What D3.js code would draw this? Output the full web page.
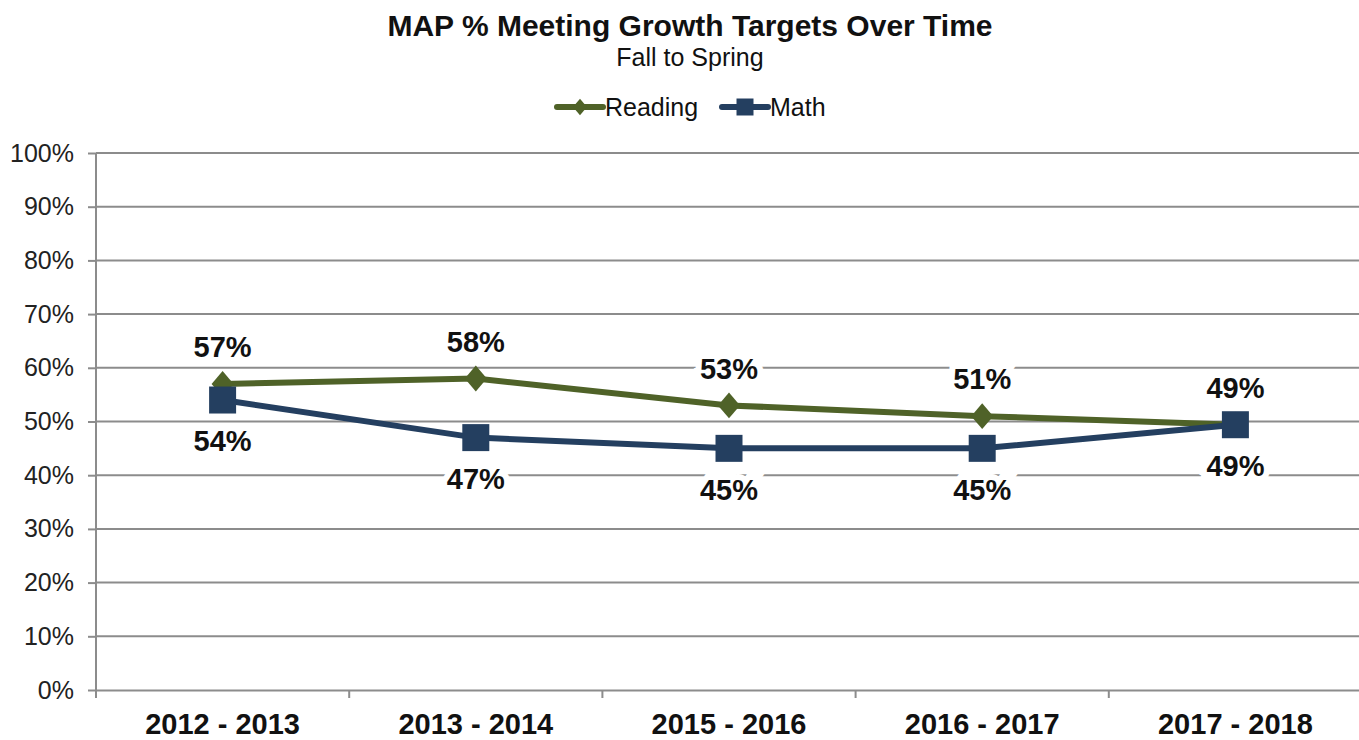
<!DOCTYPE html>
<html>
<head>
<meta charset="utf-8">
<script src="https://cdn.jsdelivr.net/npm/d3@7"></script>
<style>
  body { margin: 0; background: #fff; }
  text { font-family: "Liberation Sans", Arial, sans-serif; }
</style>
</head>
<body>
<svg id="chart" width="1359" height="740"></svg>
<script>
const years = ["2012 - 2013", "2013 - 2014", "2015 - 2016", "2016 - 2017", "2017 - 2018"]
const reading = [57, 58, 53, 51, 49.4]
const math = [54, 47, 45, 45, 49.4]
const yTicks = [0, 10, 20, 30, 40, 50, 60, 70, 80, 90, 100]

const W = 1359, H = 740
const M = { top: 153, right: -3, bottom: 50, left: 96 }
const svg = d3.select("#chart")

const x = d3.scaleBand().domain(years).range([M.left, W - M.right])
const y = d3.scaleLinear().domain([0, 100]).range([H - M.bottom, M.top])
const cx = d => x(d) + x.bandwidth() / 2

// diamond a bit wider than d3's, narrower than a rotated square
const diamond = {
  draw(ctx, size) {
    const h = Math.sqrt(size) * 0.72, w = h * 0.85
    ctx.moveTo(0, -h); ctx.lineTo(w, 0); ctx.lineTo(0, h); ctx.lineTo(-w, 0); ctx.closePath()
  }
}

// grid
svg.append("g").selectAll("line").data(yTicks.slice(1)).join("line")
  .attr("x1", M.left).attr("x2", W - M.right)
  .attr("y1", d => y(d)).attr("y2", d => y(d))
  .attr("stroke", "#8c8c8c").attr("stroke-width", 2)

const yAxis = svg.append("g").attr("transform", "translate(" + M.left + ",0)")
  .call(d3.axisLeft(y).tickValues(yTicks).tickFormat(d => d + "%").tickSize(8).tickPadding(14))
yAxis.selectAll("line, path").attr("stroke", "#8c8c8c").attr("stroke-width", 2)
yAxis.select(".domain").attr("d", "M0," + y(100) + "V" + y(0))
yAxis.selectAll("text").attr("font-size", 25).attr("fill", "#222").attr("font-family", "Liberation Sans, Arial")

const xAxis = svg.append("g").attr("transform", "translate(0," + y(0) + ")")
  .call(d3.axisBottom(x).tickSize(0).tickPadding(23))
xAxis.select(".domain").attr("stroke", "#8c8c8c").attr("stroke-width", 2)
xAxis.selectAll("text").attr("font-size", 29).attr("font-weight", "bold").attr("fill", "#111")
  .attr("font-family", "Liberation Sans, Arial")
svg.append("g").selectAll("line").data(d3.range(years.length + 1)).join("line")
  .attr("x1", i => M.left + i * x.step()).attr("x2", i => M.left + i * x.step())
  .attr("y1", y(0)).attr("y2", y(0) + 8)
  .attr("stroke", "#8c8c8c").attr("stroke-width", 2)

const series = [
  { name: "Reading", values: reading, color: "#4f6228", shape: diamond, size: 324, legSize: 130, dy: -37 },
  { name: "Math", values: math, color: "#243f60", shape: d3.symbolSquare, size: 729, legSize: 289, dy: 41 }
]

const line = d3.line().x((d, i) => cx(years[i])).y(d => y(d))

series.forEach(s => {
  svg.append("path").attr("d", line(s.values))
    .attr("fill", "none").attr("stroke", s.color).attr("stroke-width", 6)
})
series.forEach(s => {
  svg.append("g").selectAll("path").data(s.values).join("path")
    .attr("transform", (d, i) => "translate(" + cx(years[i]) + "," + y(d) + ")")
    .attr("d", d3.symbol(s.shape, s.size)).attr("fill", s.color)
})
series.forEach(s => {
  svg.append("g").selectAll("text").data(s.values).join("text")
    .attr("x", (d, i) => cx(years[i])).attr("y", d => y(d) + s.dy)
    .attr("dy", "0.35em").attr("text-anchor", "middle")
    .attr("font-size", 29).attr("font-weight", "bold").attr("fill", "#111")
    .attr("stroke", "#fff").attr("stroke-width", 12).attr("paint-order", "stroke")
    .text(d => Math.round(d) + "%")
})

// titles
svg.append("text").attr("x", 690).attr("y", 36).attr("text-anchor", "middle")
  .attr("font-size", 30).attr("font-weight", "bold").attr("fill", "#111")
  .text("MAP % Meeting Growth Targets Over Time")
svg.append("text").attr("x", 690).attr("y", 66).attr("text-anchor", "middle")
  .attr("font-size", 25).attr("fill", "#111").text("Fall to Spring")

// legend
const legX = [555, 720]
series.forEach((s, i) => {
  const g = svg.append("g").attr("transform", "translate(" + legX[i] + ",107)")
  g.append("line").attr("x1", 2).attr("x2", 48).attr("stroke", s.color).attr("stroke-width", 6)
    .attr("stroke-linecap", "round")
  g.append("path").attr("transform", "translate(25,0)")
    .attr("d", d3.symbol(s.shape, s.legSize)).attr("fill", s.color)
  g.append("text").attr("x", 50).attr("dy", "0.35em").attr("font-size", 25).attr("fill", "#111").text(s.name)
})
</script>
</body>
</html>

▬▬▬▬▬▬

> _YOUR TASK_
All of the lines above should be printed exactly, minus the pictures.

> _WRITTEN ANSWER_
What D3.js code would draw this? Output the full web page.
<!DOCTYPE html>
<html>
<head>
<meta charset="utf-8">
<script src="https://cdn.jsdelivr.net/npm/d3@7"></script>
<style>
  body { margin: 0; background: #fff; }
  text { font-family: "Liberation Sans", Arial, sans-serif; }
</style>
</head>
<body>
<svg id="chart" width="1359" height="740"></svg>
<script>
const years = ["2012 - 2013", "2013 - 2014", "2015 - 2016", "2016 - 2017", "2017 - 2018"]
const reading = [57, 58, 53, 51, 49.4]
const math = [54, 47, 45, 45, 49.4]
const yTicks = [0, 10, 20, 30, 40, 50, 60, 70, 80, 90, 100]

const W = 1359, H = 740
const M = { top: 153, right: -3, bottom: 50, left: 96 }
const svg = d3.select("#chart")

const x = d3.scaleBand().domain(years).range([M.left, W - M.right])
const y = d3.scaleLinear().domain([0, 100]).range([H - M.bottom, M.top])
const cx = d => x(d) + x.bandwidth() / 2

// diamond a bit wider than d3's, narrower than a rotated square
const diamond = {
  draw(ctx, size) {
    const h = Math.sqrt(size) * 0.72, w = h * 0.85
    ctx.moveTo(0, -h); ctx.lineTo(w, 0); ctx.lineTo(0, h); ctx.lineTo(-w, 0); ctx.closePath()
  }
}

// grid
svg.append("g").selectAll("line").data(yTicks.slice(1)).join("line")
  .attr("x1", M.left).attr("x2", W - M.right)
  .attr("y1", d => y(d)).attr("y2", d => y(d))
  .attr("stroke", "#8c8c8c").attr("stroke-width", 2)

const yAxis = svg.append("g").attr("transform", "translate(" + M.left + ",0)")
  .call(d3.axisLeft(y).tickValues(yTicks).tickFormat(d => d + "%").tickSize(8).tickPadding(14))
yAxis.selectAll("line, path").attr("stroke", "#8c8c8c").attr("stroke-width", 2)
yAxis.select(".domain").attr("d", "M0," + y(100) + "V" + y(0))
yAxis.selectAll("text").attr("font-size", 25).attr("fill", "#222").attr("font-family", "Liberation Sans, Arial")

const xAxis = svg.append("g").attr("transform", "translate(0," + y(0) + ")")
  .call(d3.axisBottom(x).tickSize(0).tickPadding(23))
xAxis.select(".domain").attr("stroke", "#8c8c8c").attr("stroke-width", 2)
xAxis.selectAll("text").attr("font-size", 29).attr("font-weight", "bold").attr("fill", "#111")
  .attr("font-family", "Liberation Sans, Arial")
svg.append("g").selectAll("line").data(d3.range(years.length + 1)).join("line")
  .attr("x1", i => M.left + i * x.step()).attr("x2", i => M.left + i * x.step())
  .attr("y1", y(0)).attr("y2", y(0) + 8)
  .attr("stroke", "#8c8c8c").attr("stroke-width", 2)

const series = [
  { name: "Reading", values: reading, color: "#4f6228", shape: diamond, size: 324, legSize: 130, dy: -37 },
  { name: "Math", values: math, color: "#243f60", shape: d3.symbolSquare, size: 729, legSize: 289, dy: 41 }
]

const line = d3.line().x((d, i) => cx(years[i])).y(d => y(d))

series.forEach(s => {
  svg.append("path").attr("d", line(s.values))
    .attr("fill", "none").attr("stroke", s.color).attr("stroke-width", 6)
})
series.forEach(s => {
  svg.append("g").selectAll("path").data(s.values).join("path")
    .attr("transform", (d, i) => "translate(" + cx(years[i]) + "," + y(d) + ")")
    .attr("d", d3.symbol(s.shape, s.size)).attr("fill", s.color)
})
series.forEach(s => {
  svg.append("g").selectAll("text").data(s.values).join("text")
    .attr("x", (d, i) => cx(years[i])).attr("y", d => y(d) + s.dy)
    .attr("dy", "0.35em").attr("text-anchor", "middle")
    .attr("font-size", 29).attr("font-weight", "bold").attr("fill", "#111")
    .attr("stroke", "#fff").attr("stroke-width", 12).attr("paint-order", "stroke")
    .text(d => Math.round(d) + "%")
})

// titles
svg.append("text").attr("x", 690).attr("y", 36).attr("text-anchor", "middle")
  .attr("font-size", 30).attr("font-weight", "bold").attr("fill", "#111")
  .text("MAP % Meeting Growth Targets Over Time")
svg.append("text").attr("x", 690).attr("y", 66).attr("text-anchor", "middle")
  .attr("font-size", 25).attr("fill", "#111").text("Fall to Spring")

// legend
const legX = [555, 720]
series.forEach((s, i) => {
  const g = svg.append("g").attr("transform", "translate(" + legX[i] + ",107)")
  g.append("line").attr("x1", 2).attr("x2", 48).attr("stroke", s.color).attr("stroke-width", 6)
    .attr("stroke-linecap", "round")
  g.append("path").attr("transform", "translate(25,0)")
    .attr("d", d3.symbol(s.shape, s.legSize)).attr("fill", s.color)
  g.append("text").attr("x", 50).attr("dy", "0.35em").attr("font-size", 25).attr("fill", "#111").text(s.name)
})
</script>
</body>
</html>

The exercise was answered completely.